Rheumatoid arthritis (RA) is a painful disease that can result in permanent damage to joints. In order to prevent this, doctors and rheumatologists prescribe each patient for a rheumatoid arthritis treatment regimen that consists of various types of drugs, combined with physical therapy.
Rheumatoid arthritis is an autoimmune disorder. In an autoimmune disorder, the immune system mistakes a body part as an invasive organism and damages it. In RA, the immune system perceives the lining tissue in the joints called synovium as a threat and attacks it.
The synovium not only provides a protective covering but also produces a fluid that keeps the joints lubricated, enabling them to move freely. RA attacks the synovium, causing inflammation and ultimately damaging this tissue.
If left untreated, the damage to the synovium could affect the cartilage and bones in the joint.
And so, it becomes imperative to detect the disease and make sure that it does not progress rapidly. There is, as of now, no cure for Rheumatoid Arthritis.
Yet, there are ways to prevent inflammation, pain and to slow down the disease and keep it in remission.
Rheumatoid arthritis treatments
Rheumatoid arthritis treatments involve reducing pain, controlling inflammation, preventing the disease from progressing further or slowing it down, and putting the symptoms in remission.
The rheumatoid arthritis treatment starts with painkillers and anti-inflammatory drugs, to drugs that modify the course of the disease, and lets the patient enter long periods of remission (periods when there are no signs or symptoms of RA).
Analgesics and NSAIDs
Doctors first prescribe analgesics and Non Steroidal Anti Inflammatory Drugs (NSAIDs) to control pain and swelling. Over-the-counter NSAIDs like Ibuprofen as well as stronger prescription drugs might be advised.
If the patient is at risk for a stomach ulcer, alternative NSAIDs called COX-2 inhibitors can be prescribed.
Corticosteroids like prednisone can provide quick relief from inflammation and pain. However, because of the high risk of side effects, these are used as temporary medications, until the NSAIDs and DMARDs take effect.
Disease-Modifying Anti Rheumatic Drugs (DMARDs) can slow down or alter the course of the disease. DMARDs like methotrexate, leflunomide, and azathioprine work by targeting the immune system and the signals that trigger inflammation in the synovium.
They can slow down the damage caused by RA, and help extend the periods of remission, that is the period when there are no swellings or pain. They can also slow down the damage caused to the joints.

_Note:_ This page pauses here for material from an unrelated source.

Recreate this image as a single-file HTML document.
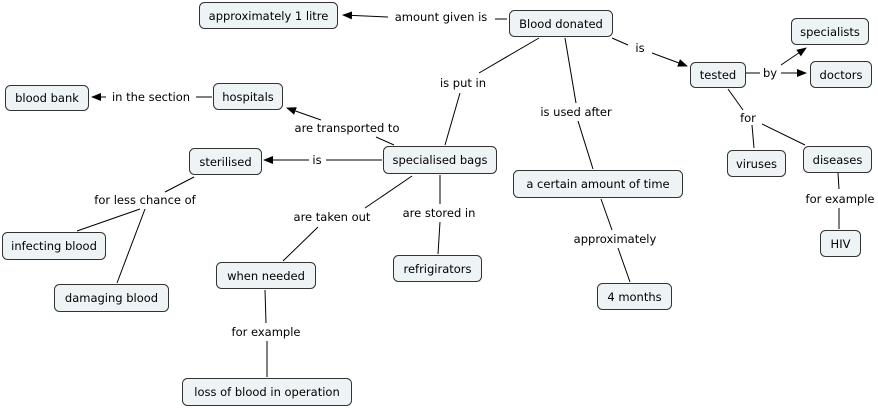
<!DOCTYPE html>
<html><head><meta charset="utf-8"><style>
html,body{margin:0;padding:0;background:#fff;}
svg{display:block;font-family:"DejaVu Sans","Liberation Sans",sans-serif;font-size:11.5px;}
rect{fill:#eef3f5;stroke:#333;stroke-width:1;}
line{stroke:#000;stroke-width:1;}
text{fill:#000;}
</style></head><body>
<svg width="878" height="409" viewBox="0 0 878 409" xmlns="http://www.w3.org/2000/svg">
<defs><marker id="a" markerWidth="10" markerHeight="8" refX="9" refY="4" orient="auto" markerUnits="userSpaceOnUse"><path d="M0,0 L10,4 L0,8 z" fill="#000"/></marker></defs>
<!-- lines -->
<line x1="388" y1="17" x2="343" y2="15" marker-end="url(#a)"/>
<line x1="495" y1="19" x2="507" y2="19"/>
<line x1="612" y1="38" x2="628" y2="45"/>
<line x1="652" y1="53" x2="687" y2="66" marker-end="url(#a)"/>
<line x1="746" y1="73" x2="760" y2="73"/>
<line x1="781" y1="73" x2="806" y2="73" marker-end="url(#a)"/>
<line x1="781" y1="65" x2="806" y2="48" marker-end="url(#a)"/>
<line x1="728" y1="89" x2="743" y2="110"/>
<line x1="752" y1="125" x2="754" y2="148"/>
<line x1="762" y1="124" x2="805" y2="145"/>
<line x1="838" y1="173" x2="839" y2="189"/>
<line x1="839" y1="208" x2="839" y2="229"/>
<line x1="539" y1="38" x2="479" y2="73"/>
<line x1="460" y1="93" x2="445" y2="145"/>
<line x1="565" y1="38" x2="576" y2="103"/>
<line x1="578" y1="121" x2="593" y2="169"/>
<line x1="601" y1="199" x2="612" y2="230"/>
<line x1="618" y1="248" x2="630" y2="282"/>
<line x1="212" y1="97" x2="196" y2="97"/>
<line x1="106" y1="97" x2="92" y2="97" marker-end="url(#a)"/>
<line x1="394" y1="145" x2="376" y2="137"/>
<line x1="321" y1="120" x2="287" y2="108" marker-end="url(#a)"/>
<line x1="382" y1="160" x2="326" y2="160"/>
<line x1="309" y1="160" x2="264" y2="160" marker-end="url(#a)"/>
<line x1="194" y1="177" x2="165" y2="192"/>
<line x1="140" y1="209" x2="77" y2="231"/>
<line x1="145" y1="209" x2="117" y2="283"/>
<line x1="412" y1="176" x2="365" y2="208"/>
<line x1="318" y1="227" x2="283" y2="261"/>
<line x1="440" y1="175" x2="440" y2="204"/>
<line x1="440" y1="222" x2="438" y2="254"/>
<line x1="265" y1="290" x2="266" y2="323"/>
<line x1="267" y1="341" x2="267" y2="377"/>
<!-- nodes -->
<rect x="199.5" y="2.5" width="138" height="26" rx="5"/><text x="268.5" y="20" text-anchor="middle">approximately 1 litre</text>
<rect x="509.5" y="10.5" width="103" height="26" rx="5"/><text x="561" y="28" text-anchor="middle">Blood donated</text>
<rect x="791.5" y="18.5" width="77" height="26" rx="5"/><text x="830" y="36" text-anchor="middle">specialists</text>
<rect x="690.5" y="62.5" width="55" height="25" rx="5"/><text x="718" y="79" text-anchor="middle">tested</text>
<rect x="810.5" y="61.5" width="61" height="26" rx="5"/><text x="841" y="79" text-anchor="middle">doctors</text>
<rect x="5.5" y="85.5" width="83" height="25" rx="5"/><text x="47" y="102" text-anchor="middle">blood bank</text>
<rect x="213.5" y="83.5" width="69" height="26" rx="5"/><text x="248" y="101" text-anchor="middle">hospitals</text>
<rect x="189.5" y="148.5" width="72" height="26" rx="5"/><text x="225.5" y="166" text-anchor="middle">sterilised</text>
<rect x="383.5" y="146.5" width="113" height="27" rx="5"/><text x="440" y="164" text-anchor="middle">specialised bags</text>
<rect x="513.5" y="170.5" width="169" height="27" rx="5"/><text x="598" y="188" text-anchor="middle">a certain amount of time</text>
<rect x="727.5" y="150.5" width="58" height="26" rx="5"/><text x="756.5" y="168" text-anchor="middle">viruses</text>
<rect x="803.5" y="146.5" width="68" height="26" rx="5"/><text x="837.5" y="164" text-anchor="middle">diseases</text>
<rect x="2.5" y="232.5" width="103" height="27" rx="5"/><text x="54" y="250" text-anchor="middle">infecting blood</text>
<rect x="820.5" y="230.5" width="40" height="26" rx="5"/><text x="840.5" y="248" text-anchor="middle">HIV</text>
<rect x="216.5" y="262.5" width="99" height="26" rx="5"/><text x="266" y="280" text-anchor="middle">when needed</text>
<rect x="393.5" y="255.5" width="88" height="26" rx="5"/><text x="437.5" y="273" text-anchor="middle">refrigirators</text>
<rect x="597.5" y="283.5" width="74" height="26" rx="5"/><text x="634.5" y="301" text-anchor="middle">4 months</text>
<rect x="54.5" y="284.5" width="114" height="27" rx="5"/><text x="111.5" y="302" text-anchor="middle">damaging blood</text>
<rect x="182.5" y="378.5" width="169" height="27" rx="5"/><text x="267" y="396" text-anchor="middle">loss of blood in operation</text>
<!-- labels -->
<text x="441" y="21" text-anchor="middle">amount given is</text>
<text x="640" y="52" text-anchor="middle">is</text>
<text x="770" y="77" text-anchor="middle">by</text>
<text x="151" y="101" text-anchor="middle">in the section</text>
<text x="463" y="87" text-anchor="middle">is put in</text>
<text x="576" y="116" text-anchor="middle">is used after</text>
<text x="347" y="132" text-anchor="middle">are transported to</text>
<text x="317" y="164" text-anchor="middle">is</text>
<text x="748" y="122" text-anchor="middle">for</text>
<text x="145" y="204" text-anchor="middle">for less chance of</text>
<text x="332" y="221" text-anchor="middle">are taken out</text>
<text x="439" y="217" text-anchor="middle">are stored in</text>
<text x="615" y="243" text-anchor="middle">approximately</text>
<text x="840" y="203" text-anchor="middle">for example</text>
<text x="266" y="336" text-anchor="middle">for example</text>
</svg>
</body></html>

These are special types of DMARDs. Biologics like abatacept and anakinra target specific parts of the immune system that are responsible for producing an inflammatory response.
These drugs block the immune response in specific parts and thus avoid interfering with the entire defense mechanism of the body.
These are another type of DMARDs. They work by inhibiting the action of a family of enzymes known as Janus-kinase. This, in turn, interferes with the Janus-Kinase pathways that stimulate an immune response that causes inflammation.
Rheumatoid arthritis treatment plans
All these medications can help to control inflammation and pain. They also help slow down or halt the damage caused by the immune system in the joints. However, the problem with all these drugs are the side effects. They can cause adverse effects on other parts of the body like the heart, lungs etc.
Before prescribing the medicines, your doctor would study your condition, any other chronic diseases you might have, any adverse reactions you might have to certain medicines and so on. You would then be prescribed a set of drugs including NSAIDs and DMARDs. Your progress would be monitored and if you develop any adverse reactions, your medications may be changed.
In addition to various drugs, you need to consult with a physiotherapist. A physiotherapist would suggest certain exercises and therapies to help ease your inflammation and pain while helping to maintain flexibility in your joints, and strengthening your muscles.
You can be given a set of daily exercises that help you stretch your joints painlessly. This can also help retain flexibility in the joints despite the effects of RA. Special routines like exercising in a warm pool can help you easily complete the workouts, and also help to ease the pain.
As RA affects the ways you carry out normal tasks, a physical therapist might suggest alternative ways to perform those tasks. He may also suggest some assistive devices that can help make life easier. As most arthritis patients experience pain and stiffness in the leg joints, you might also be advised to use special footwear that provides better support for your feet and joints.
Rheumatoid arthritis is a chronic disease that eventually causes deformation in your joints and curbs your mobility.
A good regimen of drugs to curb pain and halt the progress of the condition, in combination with exercises, can be highly effective.
These rheumatoid arthritis treatments will help you get relief from swelling and pain and let you lead a normal life.